Congress Backs Pro-Israel Resolution

Both chambers of Congress overwhelmingly voted on resolutions Thursday expressing support for Israel, with one sponsor arguing the Mideast nation is facing terror attacks identical to the ones that struck the United States.

"Israel has been under siege, our friend, from a systematic and deliberate campaign of suicide homicide attacks by terrorists. Their essence is identical to the attacks on our country of Sept. 11," said Sen. Joe Lieberman, D-Conn.

The Senate resolution, which passed 94-2, was a much milder resolution than the House-passed bill, which not only expressed support for Israel but condemned Palestinian leader Yasser Arafat.

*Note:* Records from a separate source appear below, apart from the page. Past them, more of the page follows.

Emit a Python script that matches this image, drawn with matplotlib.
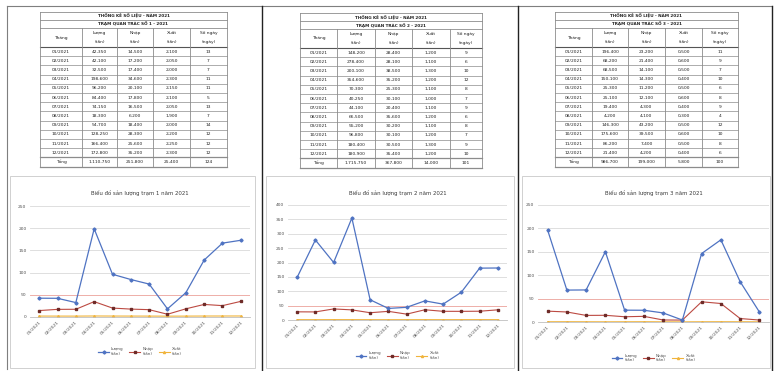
import matplotlib
matplotlib.use("Agg")
import matplotlib.pyplot as plt
from matplotlib.patches import Rectangle

W, H = 782, 371

months = ["01/2021", "02/2021", "03/2021", "04/2021", "05/2021", "06/2021",
          "07/2021", "08/2021", "09/2021", "10/2021", "11/2021", "12/2021"]

# station 1
luong_1 = [42.35, 42.10, 32.50, 198.60, 96.20, 84.40, 74.15, 18.30, 54.70, 128.25, 166.40, 172.80]
nhap_1 = [14.50, 17.20, 17.40, 34.60, 20.10, 17.80, 16.50, 6.20, 18.40, 28.30, 25.60, 35.20]
xuat_1 = [2.10, 2.05, 2.00, 2.30, 2.15, 2.10, 2.05, 1.90, 2.00, 2.20, 2.25, 2.30]
ngay_1 = [13, 7, 7, 11, 11, 5, 13, 7, 14, 12, 12, 12]

# station 2
luong_2 = [148.20, 278.40, 200.10, 354.60, 70.30, 40.25, 44.10, 66.50, 55.20, 96.80, 180.40, 180.90]
nhap_2 = [28.40, 28.10, 38.50, 35.20, 25.30, 30.10, 20.40, 35.60, 30.20, 30.10, 30.50, 35.40]
xuat_2 = [1.20, 1.10, 1.30, 1.20, 1.10, 1.00, 1.10, 1.20, 1.10, 1.20, 1.30, 1.20]
ngay_2 = [9, 6, 10, 12, 8, 7, 9, 6, 8, 7, 9, 10]

# station 3
luong_3 = [196.40, 68.20, 68.50, 150.10, 25.30, 25.10, 19.40, 4.20, 146.30, 175.60, 86.20, 21.40]
nhap_3 = [23.20, 21.40, 14.10, 14.30, 11.20, 12.10, 4.30, 4.10, 43.20, 39.50, 7.40, 4.20]
xuat_3 = [0.50, 0.60, 0.50, 0.40, 0.50, 0.60, 0.40, 0.30, 0.50, 0.60, 0.50, 0.40]
ngay_3 = [11, 9, 7, 10, 6, 8, 9, 4, 12, 10, 8, 6]

series_names = ["Lượng\n(tấn)", "Nhập\n(tấn)", "Xuất\n(tấn)"]
col_headers = ["Tháng", "Lượng\n(tấn)", "Nhập\n(tấn)", "Xuất\n(tấn)", "Số ngày\n(ngày)"]
chart_titles = ["Biểu đồ sản lượng trạm 1 năm 2021",
                "Biểu đồ sản lượng trạm 2 năm 2021",
                "Biểu đồ sản lượng trạm 3 năm 2021"]
table_titles = [("THỐNG KÊ SỐ LIỆU - NĂM 2021", "TRẠM QUAN TRẮC SỐ 1 - 2021"),
                ("THỐNG KÊ SỐ LIỆU - NĂM 2021", "TRẠM QUAN TRẮC SỐ 2 - 2021"),
                ("THỐNG KÊ SỐ LIỆU - NĂM 2021", "TRẠM QUAN TRẮC SỐ 3 - 2021")]

BLUE = "#4F73C2"
RED = "#BC4A42"
YELLOW = "#F0B43C"
PINK = "#F2A7A0"
GRID = "#D9D9D9"
TXT = "#505050"

plt.rcParams["font.family"] = ["DejaVu Sans"]

fig = plt.figure(figsize=(W / 100, H / 100), dpi=100)
fig.patch.set_facecolor("white")

# full-figure canvas in pixel units for the frame and the tables
bg = fig.add_axes([0, 0, 1, 1])
bg.set_xlim(0, W)
bg.set_ylim(H, 0)
bg.axis("off")


def fmt(v):
    return f"{v:,.3f}".replace(",", " ").replace(".", ",").replace(" ", ".")


def draw_table(x_edges, y0, titles, luong, nhap, xuat, ngay):
    x0, x1 = x_edges[0], x_edges[-1]
    title_h, head_h, row_h = 8, 19, 9.2
    fs = 3.2
    lc = "#8C8C8C"
    y = y0
    for t in titles:
        bg.text((x0 + x1) / 2, y + title_h / 2, t, ha="center", va="center",
                fontsize=3.0, color="#222222", fontweight="bold")
        bg.plot([x0, x1], [y + title_h, y + title_h], color=lc, lw=0.6)
        y += title_h
    # header block
    for i, h in enumerate(col_headers):
        bg.text((x_edges[i] + x_edges[i + 1]) / 2, y + head_h / 2, h, ha="center",
                va="center", fontsize=fs, color="#222222", linespacing=2.4)
    bg.plot([x0, x1], [y + head_h, y + head_h], color="#555555", lw=0.8)
    y_head = y
    y += head_h
    rows = [[m, fmt(a), fmt(b), fmt(c), str(d)]
            for m, a, b, c, d in zip(months, luong, nhap, xuat, ngay)]
    rows.append(["Tổng", fmt(sum(luong)), fmt(sum(nhap)), fmt(sum(xuat)), str(sum(ngay))])
    for r, row in enumerate(rows):
        for i, cell in enumerate(row):
            bg.text((x_edges[i] + x_edges[i + 1]) / 2, y + row_h / 2, cell,
                    ha="center", va="center", fontsize=fs, color="#222222")
        lw = 0.9 if r >= len(rows) - 2 else 0.5
        bg.plot([x0, x1], [y + row_h, y + row_h], color=lc, lw=lw)
        y += row_h
    for xe in x_edges:
        bg.plot([xe, xe], [y_head, y], color=lc, lw=0.6)
    bg.plot([x0, x0], [y0, y_head], color=lc, lw=0.6)
    bg.plot([x1, x1], [y0, y_head], color=lc, lw=0.6)
    bg.plot([x0, x1], [y0, y0], color=lc, lw=0.6)


def draw_chart(rect, ymax, title, luong, nhap, xuat, frame, title_y):
    l, t, r, b = rect
    ax = fig.add_axes([l / W, 1 - b / H, (r - l) / W, (b - t) / H])
    x = range(len(months))
    ax.plot(x, luong, color=BLUE, lw=0.9, marker="D", ms=1.6, label=series_names[0], zorder=4)
    ax.plot(x, nhap, color=RED, lw=0.8, marker="s", ms=2.0, mfc="#6E2B28",
            mec="#6E2B28", label=series_names[1], zorder=3)
    ax.plot(x, xuat, color=YELLOW, lw=0.8, marker="^", ms=1.5, label=series_names[2], zorder=2)
    ax.axhline(50, color=PINK, lw=0.6, zorder=1)
    ax.set_xlim(-0.5, len(months) - 0.5)
    ax.set_ylim(0, ymax)
    ax.set_yticks(range(0, ymax + 1, 50))
    ax.yaxis.grid(True, color=GRID, lw=0.6)
    ax.set_axisbelow(True)
    for s in ["top", "right", "left"]:
        ax.spines[s].set_visible(False)
    ax.spines["bottom"].set_color("#BFBFBF")
    ax.spines["bottom"].set_linewidth(0.6)
    ax.set_xticks(list(x))
    ax.set_xticklabels(months, rotation=45, ha="right", rotation_mode="anchor")
    ax.tick_params(axis="both", labelsize=3.2, colors=TXT, length=0, pad=2.5)
    ax.patch.set_alpha(0)
    leg = ax.legend(loc="upper center", bbox_to_anchor=(0.5, -0.24), ncol=3,
                    fontsize=3.0, frameon=False, handlelength=2.6, columnspacing=1.4,
                    handletextpad=0.5)
    for txt in leg.get_texts():
        txt.set_color(TXT)
    fx0, fy0, fx1, fy1 = frame
    bg.add_patch(Rectangle((fx0, fy0), fx1 - fx0, fy1 - fy0, fill=False,
                           ec="#D0D0D0", lw=0.7))
    bg.text((l + r) / 2, title_y, title, ha="center", va="center",
            fontsize=3.9, color="#3A3A3A")
    return ax


# outer panel frame
bg.plot([7, 772], [6, 6], color="#7F7F7F", lw=0.8)
bg.plot([7, 7], [6, 369], color="#7F7F7F", lw=0.8)
for xv in [262, 518, 772]:
    bg.plot([xv, xv], [6, 371], color="#222222", lw=1.0)

draw_table([40, 82, 117, 153, 190, 227], 12, table_titles[0], luong_1, nhap_1, xuat_1, ngay_1)
draw_table([300, 337, 375, 412, 450, 482], 13, table_titles[1], luong_2, nhap_2, xuat_2, ngay_2)
draw_table([555, 592, 628, 665, 702, 738], 12, table_titles[2], luong_3, nhap_3, xuat_3, ngay_3)

draw_chart((30, 206, 250, 317), 250, chart_titles[0], luong_1, nhap_1, xuat_1,
           (10, 176, 255, 368), 193)
draw_chart((288, 205, 507, 320), 400, chart_titles[1], luong_2, nhap_2, xuat_2,
           (266, 176, 514, 368), 193)
draw_chart((538, 205, 769, 322), 250, chart_titles[2], luong_3, nhap_3, xuat_3,
           (522, 176, 770, 368), 193)

fig.savefig("out.png", dpi=100)
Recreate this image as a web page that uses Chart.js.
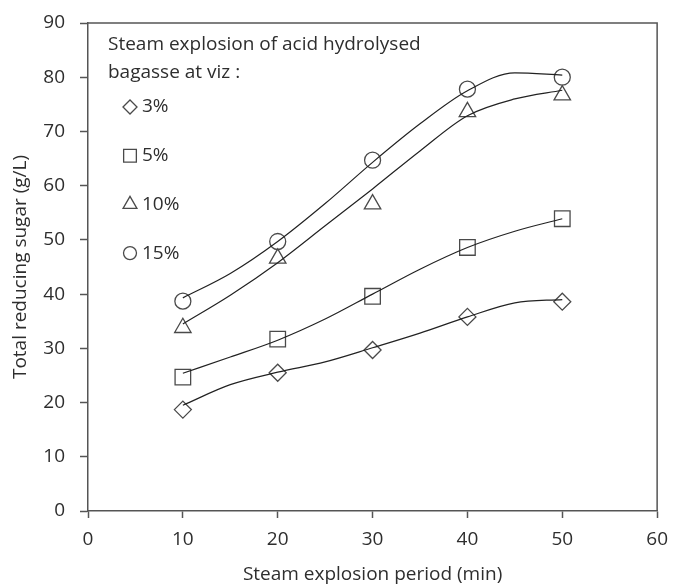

The two most senior Democrats, Sens. Robert Byrd of West Virginia and Ernest "Fritz" Hollings of South Carolina, still opposed it, however, saying it ignores Israeli responsibility and the plight of the Palestinians.

Hollings even likened Israeli Prime Minister Ariel Sharon to Iraqi President Saddam Hussein because he refused to allow a United Nations team into Jenin to evaluate the destruction there.

The House resolution, voted on by a 352-21 margin with 29 voting present, said the Congress "stands in solidarity with Israel as it takes necessary steps to provide security to its people by dismantling the terrorist infrastructure in the Palestinian areas" and "condemns the ongoing support of terror by Yasser Arafat and other members of the Palestinian leadership."

House Majority Whip Tom DeLay, R-Texas, who sponsored the resolution, even suggested that Arafat be replaced.

"The most promising sign for both the people of Israel and the Palestinians would be the emergence of a moderate Palestinian leader who truly seeks a negotiated settlement for lasting peace," he said during debate.

Others said that their support for the resolution does not mean carte blanche for Israeli Prime Minister Ariel Sharon, and the few vocal opponents in the House said the resolution doesn't do anything to promote peace.

"This resolution undermines President Bush's efforts to bring both sides together as an honest broker," said Rep. Dana Rohrabacher, R-Calif., one of the strongest supporters for U.S. action in Afghanistan. "Instead of compromising, this one-sided resolution will encourage excesses on both sides, it is anti-peace."

The Bush administration urged Congress not to vote on either measure, saying that the House language would inflame the situation and lead to "535 secretaries of state" all weighing in on the conflict.

Senate Majority Leader Tom Daschle, D-S.D., however, told the president Tuesday that the Senate would vote on its measure, prompting DeLay to re-introduce the resolution that he had previously shelved.

DeLay, who has been one of Israel's strongest supporters in the Congress, said he wanted the measure to send a message worldwide that the United States would firmly back its ally in the troubled region.